José Graziano da Silva | 20/05/2024
Recientemente, el Instituto Brasileño de Geografía y Estatística (IBGE) reveló noticias alentadoras: el hambre en Brasil experimentó una disminución significativa el año pasado.
Según los datos, la inseguridad alimentaria grave disminuyó de 33 millones a menos de 9 millones de personas entre el inicio de 2022 y el final de 2023. Además, el número total de personas enfrentando inseguridad alimentaria grave o moderada, es decir, aquellos que no consumen lo suficiente para una vida normal, descendió de 65 millones a menos de 21 millones durante el mismo período.
Este notable progreso puede atribuirse en gran medida a las políticas macroeconómicas implementadas en 2023, especialmente el aumento real del salario mínimo, junto con la reducción del desempleo, la estabilización de los precios de los alimentos y el impacto positivo de los programas sociales mejorados como Bolsa Família.
Sin embargo, a pesar de estos avances, es imperativo no pasar por alto el hecho de que casi 21 millones de personas, una cifra similar a la población de la región metropolitana de São Paulo, todavía luchan contra el hambre en Brasil. Este hambre no se debe a la escasez de alimentos, sino que principalmente proviene de la falta de poder adquisitivo entre los más pobres, lo que significa que no pueden pagar las necesidades básicas.
La situación sigue siendo especialmente preocupante en el Noreste y, notablemente, en la Amazonia, donde la inseguridad alimentaria está íntimamente ligada a la degradación ambiental causada por la deforestación y la minería ilegal, afectando no solo a los territorios indígenas sino también a áreas de conservación y tierras cultivadas por pequeños agricultores familiares.
Es pertinente señalar que el hambre ya no es predominantemente un problema rural, como lo fue hace dos décadas cuando se inició el Programa Hambre Cero. Hoy en día, el hambre es predominantemente una preocupación urbana, específicamente, se concentra en las principales ciudades de todo el país.
Lamentablemente, el problema no es solo el hambre, sino también la falta de una nutrición adecuada. Debido a las limitaciones financieras, las familias comprometen la calidad de su dieta, optando por alternativas más baratas y procesadas en lugar de alimentos frescos y nutritivos.

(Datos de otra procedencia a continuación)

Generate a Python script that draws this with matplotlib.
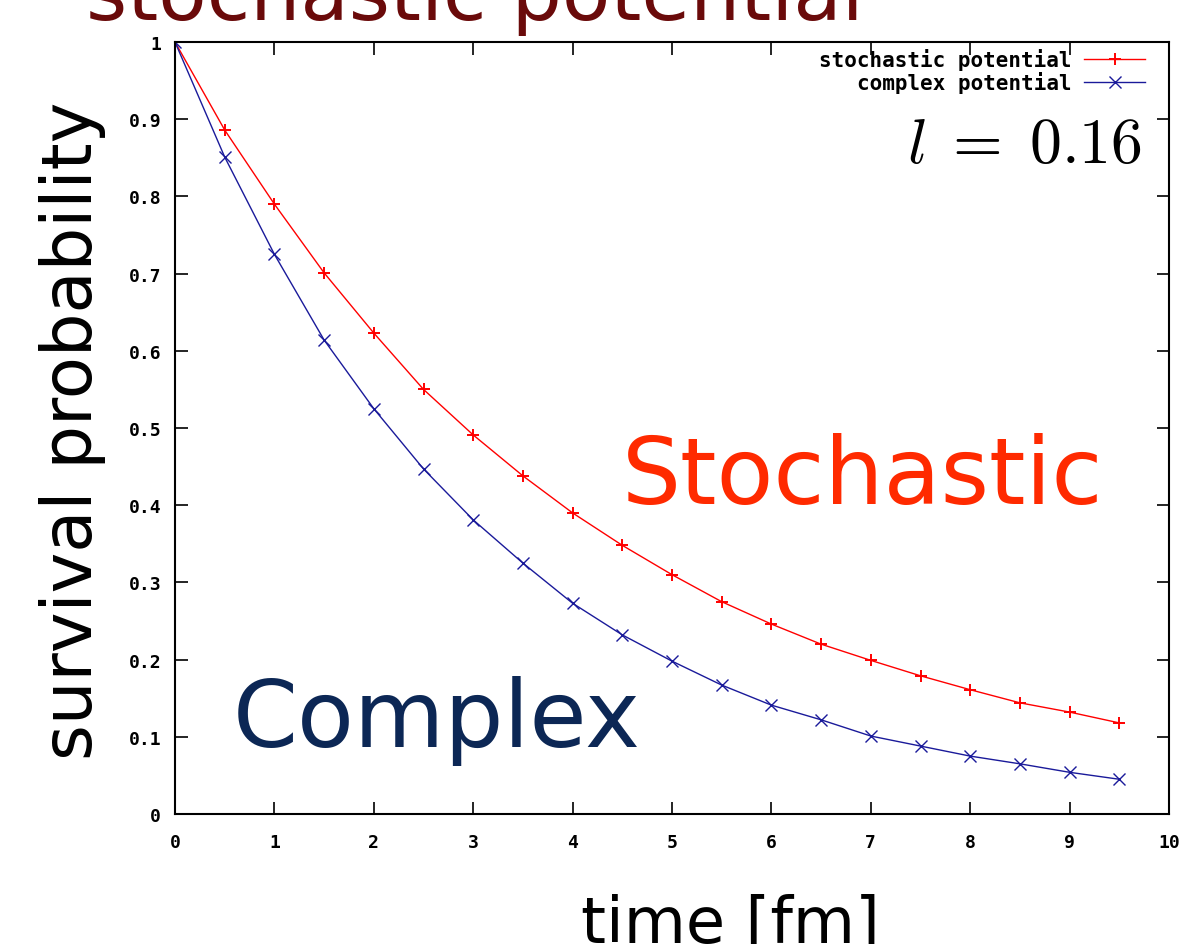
import numpy as np
import matplotlib.pyplot as plt

# survival probability vs time
time_fm = [0, 0.5, 1, 1.5, 2, 2.5, 3, 3.5, 4, 4.5, 5, 5.5, 6, 6.5, 7, 7.5, 8, 8.5, 9, 9.5]
stochastic = [1.0, 0.886, 0.790, 0.701, 0.623, 0.550, 0.491, 0.438, 0.390, 0.348,
              0.310, 0.275, 0.246, 0.220, 0.199, 0.179, 0.161, 0.144, 0.132, 0.118]
complex_pot = [1.0, 0.851, 0.725, 0.614, 0.525, 0.447, 0.381, 0.325, 0.273, 0.232,
               0.198, 0.167, 0.141, 0.122, 0.101, 0.088, 0.075, 0.065, 0.054, 0.045]
xticks = list(range(0, 11))
yticks = [0, 0.1, 0.2, 0.3, 0.4, 0.5, 0.6, 0.7, 0.8, 0.9, 1]
yticklabels = ["0", "0.1", "0.2", "0.3", "0.4", "0.5", "0.6", "0.7", "0.8", "0.9", "1"]

plt.rcParams['mathtext.fontset'] = 'cm'

fig = plt.figure(figsize=(11.88, 9.45), dpi=100)
ax = fig.add_axes([175/1188, 1 - 815/945, (1169 - 175)/1188, (815 - 43)/945])

ax.plot(time_fm, stochastic, color='#ff0000', lw=1.0, marker='+', ms=9, mew=1.4,
        label='stochastic potential')
ax.plot(time_fm, complex_pot, color='#1a1a9a', lw=1.0, marker='x', ms=8, mew=1.0,
        label='complex potential')

ax.set_xlim(0, 10)
ax.set_ylim(0, 1)
ax.set_xticks(xticks)
ax.set_yticks(yticks)
ax.set_yticklabels(yticklabels)
ax.tick_params(direction='in', length=9, width=1.2, top=True, right=True)
ax.tick_params(axis='x', pad=14)
ax.tick_params(axis='y', pad=10)
for lab in ax.get_xticklabels() + ax.get_yticklabels():
    lab.set_family('DejaVu Sans Mono')
    lab.set_fontweight('bold')
    lab.set_fontsize(13)
for sp in ax.spines.values():
    sp.set_linewidth(1.5)

leg = ax.legend(loc='upper right', bbox_to_anchor=(0.982, 1.0), frameon=False,
                markerfirst=False,
                prop={'family': 'DejaVu Sans Mono', 'weight': 'bold', 'size': 15},
                handlelength=2.9, handletextpad=0.6, labelspacing=0.05,
                borderaxespad=0.0, borderpad=0.3)
for t in leg.get_texts():
    t.set_ha('right')

ax.text(0.973, 0.868, r'$l\;=\;0.16$', transform=ax.transAxes, ha='right', va='center',
        fontsize=46)
ax.text(1103/1188, 1 - 504/945, 'Stochastic', transform=fig.transFigure, ha='right',
        va='baseline', fontsize=67, color='#ff2a00', family='DejaVu Sans')
ax.text(233/1188, 1 - 747/945, 'Complex', transform=fig.transFigure, ha='left',
        va='baseline', fontsize=67, color='#0c2755', family='DejaVu Sans')

fig.text(73/1188, 1 - 431/945, 'survival probability', rotation=90, ha='center',
         va='center', fontsize=49.5, family='DejaVu Sans')
fig.text(730/1188, 1 - 942/945, 'time [fm]', ha='center', va='baseline',
         fontsize=46, family='DejaVu Sans')
fig.text(475/1188, 1 - 20/945, 'stochastic potential', ha='center', va='baseline',
         fontsize=57, color='#6a0a0a', family='DejaVu Sans')

fig.savefig('out.png', dpi=100)
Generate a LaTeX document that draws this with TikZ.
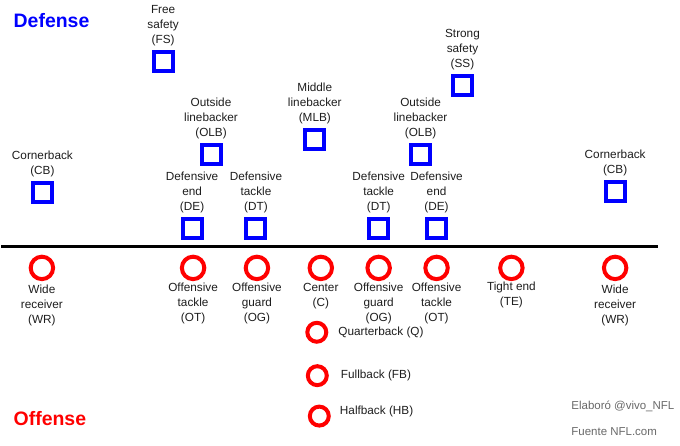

Como resultado, la encuesta del IBGE reveló que aproximadamente 14 millones de hogares, aproximadamente el 20% del total, experimentan inseguridad alimentaria leve, recurriendo a dietas deficientes debido a limitaciones financieras. Esta falta de nutrición adecuada tiene graves consecuencias para la salud, incluida la obesidad, la diabetes, la hipertensión y las enfermedades cardiovasculares.
Para erradicar eficazmente el hambre y la malnutrición, debemos superar los esfuerzos anteriores y adoptar estrategias integrales. Las agencias de primera línea del gobierno actual, incluidos los Ministerios de Desarrollo Agrario, Desarrollo Social y Salud, deben colaborar diligentemente hacia este objetivo común.
Para ello, son imprescindibles dos intervenciones políticas críticas.
En primer lugar, es fundamental una reforma fiscal. Actualmente, el sistema tributario agrava la desigualdad al imponer impuestos uniformes sobre los alimentos, independientemente de la situación financiera del comprador. Si bien la propuesta reciente del gobierno de eximir de impuestos federales a los productos básicos y proporcionar incentivos de reembolso en efectivo a los más pobres es un paso en la dirección correcta, es insuficiente. También debemos gravar más los alimentos procesados y ofrecer exenciones o subsidios para opciones saludables, especialmente productos frescos, para garantizar su accesibilidad para los más desfavorecidos.
En segundo lugar, es vital establecer políticas de seguridad alimentaria y nutricional a nivel municipal, similares a las que rigen la educación y la salud. La integración de la asistencia social, la atención médica y las iniciativas de seguridad alimentaria a nivel local facilitará el acceso a una nutrición adecuada y evitará que situaciones críticas se conviertan en crisis, como lo ejemplifica el reciente caso de un adolescente en Minas Gerais que informó a los servicios de emergencia sobre el hambre de su familia.
A pesar de los avances logrados, son necesarios pasos tangibles para erradicar definitivamente el hambre en Brasil. Se requiere un compromiso continuo con las políticas de seguridad alimentaria y nutricional, junto con programas de redistribución de ingresos dirigidos a familias vulnerables, que deben ser políticas estatales permanentes, no medidas gubernamentales transitorias. El reingreso de Brasil al Mapa del Hambre de la FAO tras la interrupción de las políticas después de 2015 sirve como un recordatorio contundente de esta necesidad.
Solo a través de esfuerzos concertados y sostenidos, con la sociedad civil a la vanguardia, podemos garantizar que todos los brasileños tengan acceso a una alimentación adecuada y digna.